Wrexham paid nearly $3 million for Liberato Cacace. They got 13 appearances and four separate injuries for their money. That's not a return anyone planned for — but it might not be the full story yet.
The New Zealand international arrived from Empoli last summer as the club's record signing, a statement of intent as Wrexham prepared for their first Championship campaign in 43 years. He looked the part on opening day against Southampton. Then a thigh problem wiped out four matches. He came back, lasted 77 minutes in the win over Millwall, and went down again. That cycle repeated itself across the season until he'd barely strung together five consecutive appearances.
What makes it stranger is that Cacace hadn't missed a single match through injury during his three previous seasons in Serie A. He didn't arrive broken. The Championship broke him.
A different kind of football
His explanation is worth listening to. "It is almost like a basketball game — it is end-to-end," he told The Unused Subs podcast. "Italy is so tactical, it's like a chess game. Here, the pitch is so open, you are running so much at a high speed." For a left wingback whose entire game is built on running lanes and pressing intensity, the gear shift from Italian football to the Championship was severe. His body simply hadn't experienced that sustained high-speed output before.
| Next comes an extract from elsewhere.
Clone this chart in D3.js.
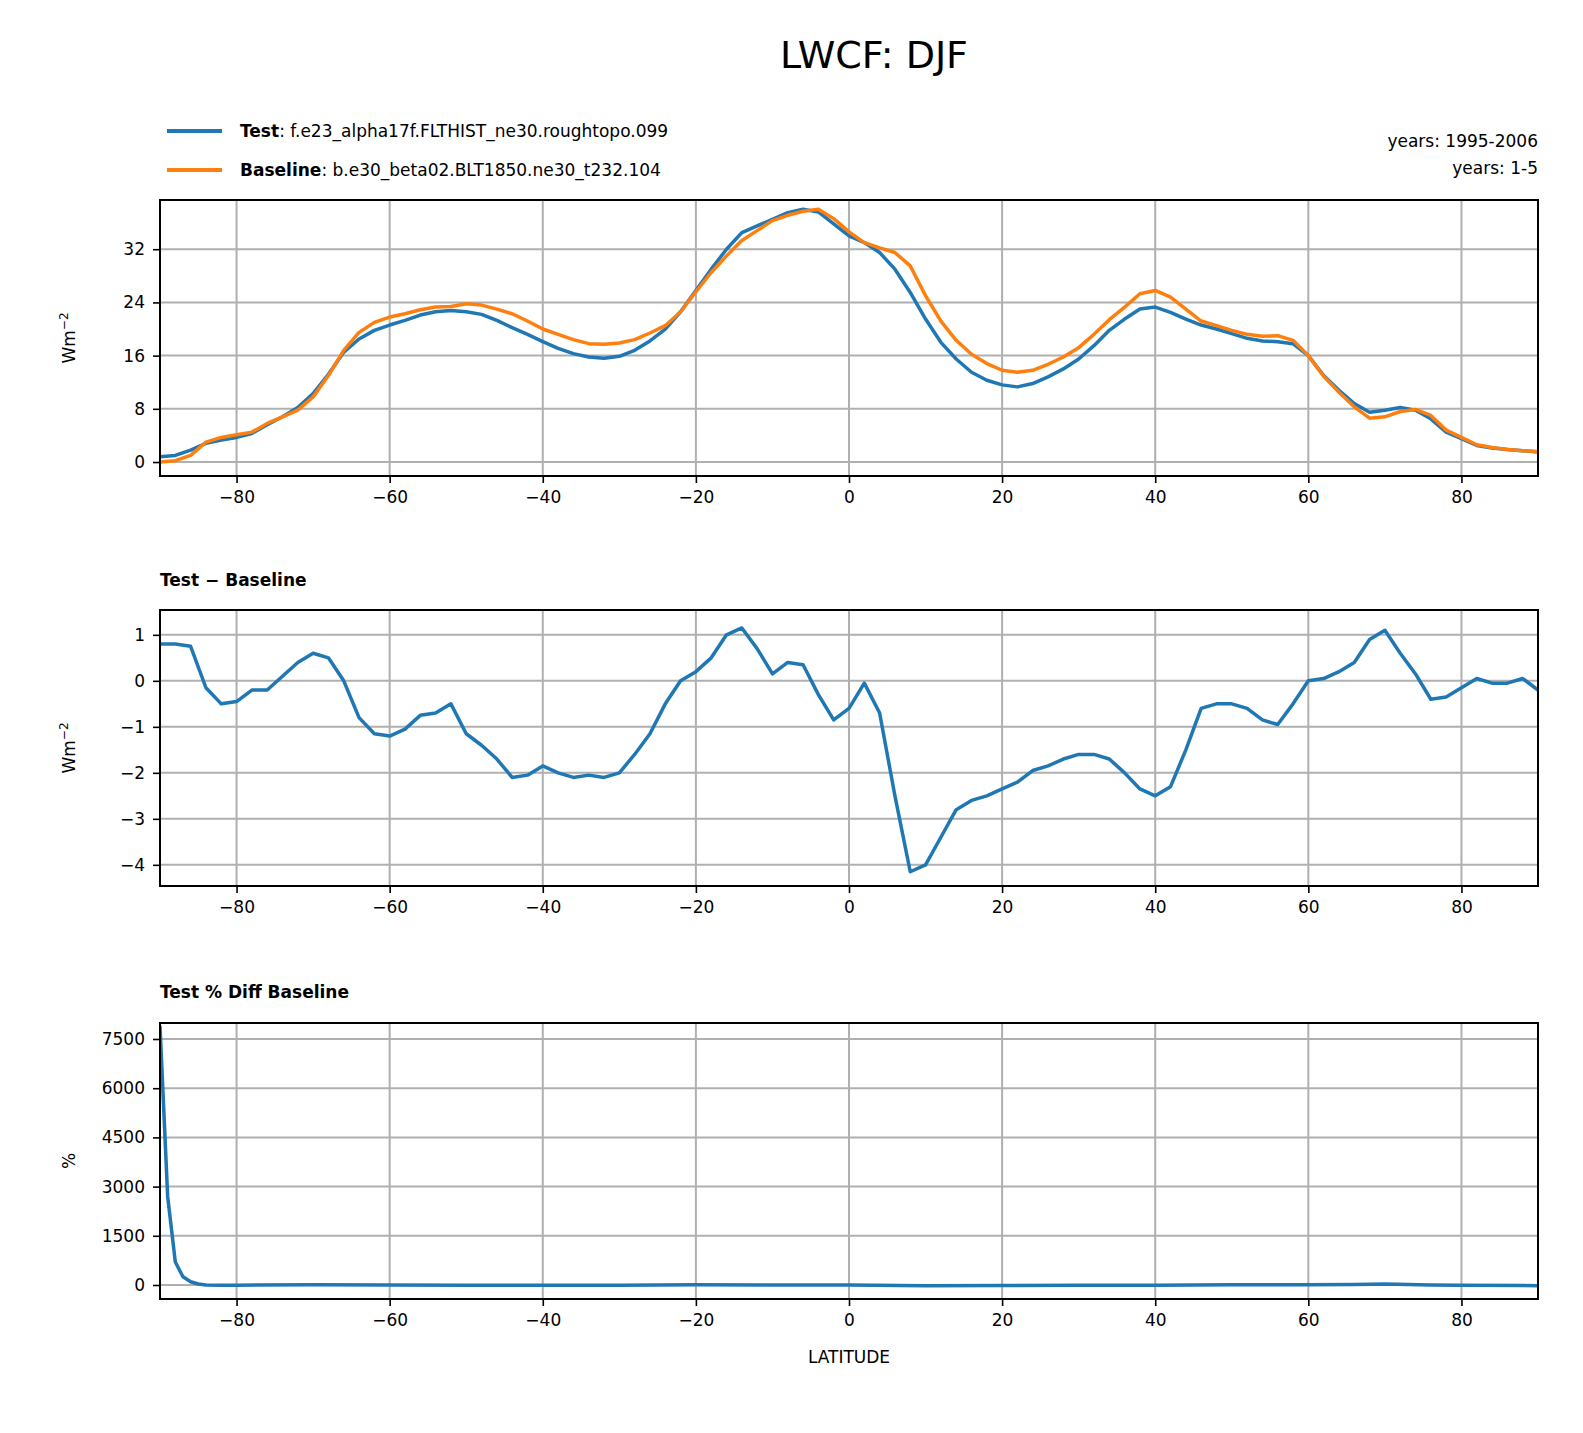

He also had other options. Newly promoted Cremonese made an offer to keep him in Italy. Former Empoli teammate Liam Henderson pointed him toward Wrexham instead, selling him on the ambition and the trajectory. Cacace says the pitch was simple: a path to the Premier League. "That is why I signed here," he said. "I really want to do that with Wrexham."
Whether that's realistic in year two is a legitimate question. Wrexham pushed hard in their first Championship season and came closer to promotion than most expected. If they go again next year with a fully fit Cacace — an attacking left-back with Serie A experience and genuine quality on the ball — their options down that flank look considerably different. That's a real upgrade on what they actually fielded for most of last season.
Fitness is the only caveat
That's the catch, of course. A player who missed more than two-thirds of the season on the back of zero previous injury history isn't someone you simply project as fit from now on. The pattern needs to break before Cacace becomes a genuine asset rather than an expensive promise.
He's heading into a New Zealand World Cup squad this summer, which is either perfect preparation or another opportunity for something to go wrong. Wrexham's ability to push for promotion next season may hinge, more than fans realise, on which version of Cacace shows up in August.
"Even with how the season has gone," he said, "it is still a decision I am really happy with." That's the right attitude. Whether it translates to availability is the only thing that matters now.